迫力というと恐ろし気なイメージにも捉えられてしまいますが、どちらかと言えば真摯・真面目さ・技術の高さなどから出る本物のオーラという雰囲気で使うとしっくりくる言葉です。
「圧巻」とその他言葉の違い
圧巻という言葉には、読み方と意味が似ている言葉がいくつかあります。
しかし、圧巻の本来の意味とはまるで違ったり、範囲が極めて限定されてしまったりするので、誤用には注意しましょう。
代表的な3つの例をご紹介します。
- 圧巻と席巻の違い
- 圧巻と壮観の違い
- 圧巻と圧倒の違い
圧巻と席巻の違い
大変似た漢字を使う「席巻(せっけん)」。
意味合いとしても他を凌駕したり、猛威をふるうという意味合いで、似たものを持っています。
席巻の席とは、むしろのこと。
ござなどと同じく敷物として使われていたものです。
座っていた席を巻いて一気に取ってしまうように、領土をかたはしから攻め取ることをさします。
そのため、「業界を席巻する」「ジャーナリズムを席巻した」等使いますが、圧巻はひとつのジャンルの中で優れたものを表す言葉。
席巻は外に広めるイメージですので、根本から使用範囲が異なっています。
圧巻と壮観の違い
圧巻と読み方の似た「壮観(そうかん)」。
圧巻という言葉がなぜか景色を賞賛するときに使われることが多いため類語と思われがちですが、壮観と言った場合は景色のみに特化した賞賛の言葉です。

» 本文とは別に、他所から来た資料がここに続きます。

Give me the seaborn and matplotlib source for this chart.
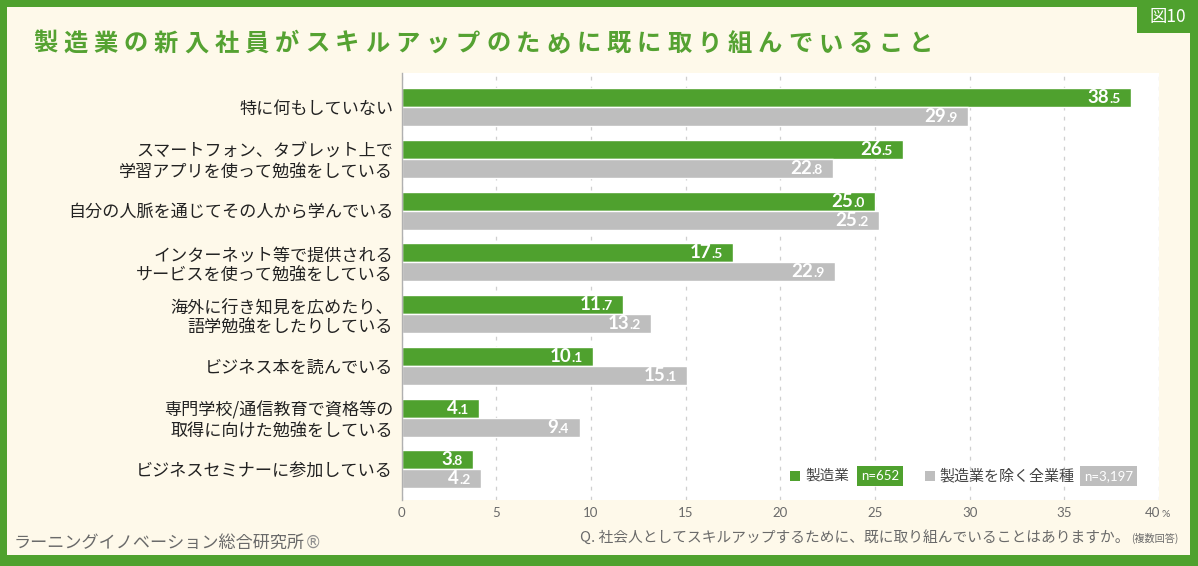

そのため、それ以外のジャンルへの誉め言葉にはならないので注意しましょう。
圧巻と圧倒の違い
圧巻と一番意味を誤りやすいのが「圧倒(あっとう)」です。
他よりも優れたものを褒める時に使うというのも一緒なので、混同してしまいがちです。
しかし、圧倒は数ぐれていることにより「他の物事を押さえる」「周囲より段違いで勝ること」など、比べる対象が「他」であることがポイントです。
そのため、「圧倒のラストシーン」など作品の部分を褒めるときには適しません。
また「圧倒な演技」ではなく「圧倒する演技」のように動詞としても使用することができる部分が異なってきます。
圧巻という言葉は、ものごとの内容を深く知り、その魅力をきちんと知らなければ使えません。
圧巻と使うことにより、そのものごとを深く味わっていることにもなります。
ぜひ理解を深め、圧巻な部分を堪能できるようにしましょう。